Nemaska Lithium s’est retrouvée sous les projecteurs dans la foulée d’une débâcle financière provoquée par l’explosion des coûts, qui sont passés de 875 millions à plus de 1,2 milliard. La société avait été contrainte de se placer à l’abri de ses créanciers. Ayant participé au montage financier initial, Québec avait perdu 71 millions.

Initialement, la société planifiait de transformer, dans une usine électrochimique, du minerai de spodumène extrait de la mine de Whabouchi – à environ 300 kilomètres de la Baie-James – en sels de lithium à valeur ajoutée. Ces derniers devaient ensuite être vendus à des fabricants de matériaux de cathodes destinés aux batteries rechargeables au lithium-ion, utilisées notamment dans les voitures électriques.

La transformation devait s’effectuer dans l’ancienne usine de papiers de Produits forestiers Résolu située à Shawinigan, où le site de démonstration avait été aménagé. C’est à Bécancour que le prochain chapitre s’écrira.

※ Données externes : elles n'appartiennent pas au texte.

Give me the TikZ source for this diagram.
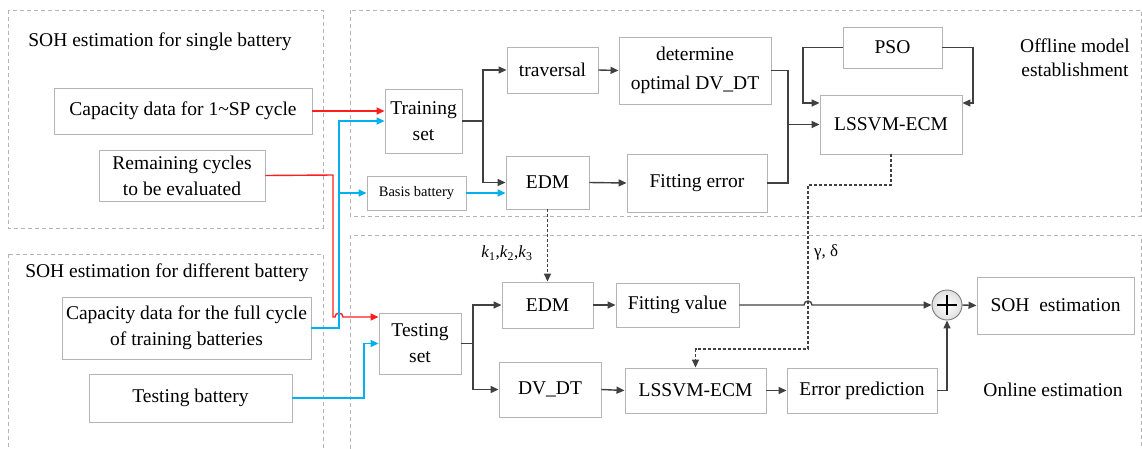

« L’usine datait du siècle dernier à Shawinigan, a dit le ministre. Elle n’était pas configurée pour traiter des produits chimiques. Nous allons commencer les études détaillées pour savoir quelle sera la capacité de la nouvelle usine. On parle de 2024-2025 avant la production d’hydroxyde de lithium. »

M. Jacques a ajouté qu’il ne restait que « quatre ou cinq sites » au terme du processus d’évaluation et qu’on avait tranché la semaine dernière en faveur de Bécancour.

Plus simple de construire en neuf

« Il sera possible de bâtir sans contraintes au lieu de tenter de prendre un modèle et tenter de le faire cadrer dans une bâtisse existante », a expliqué l’ancien directeur exécutif de la division Atlantique chez Rio Tinto.

Dans ce parc industriel, le terrain se trouvera à moins d’un kilomètre du site où Nouveau Monde Graphite, dont le plus important actionnaire est également Pallinghurst, souhaite produire des matériaux de batteries.

Le déménagement, les études ainsi que l’analyse du terrain à Bécancour seront financés grâce aux sommes consenties par IQ et Pallinghurst. Les deux actionnaires ont allongé environ 190 millions depuis l’automne.

Quant à l’usine de Shawinigan, Nemaska Lithium se chargera de retirer les équipements avant de négocier avec l’entreprise afin de lui rétrocéder le site.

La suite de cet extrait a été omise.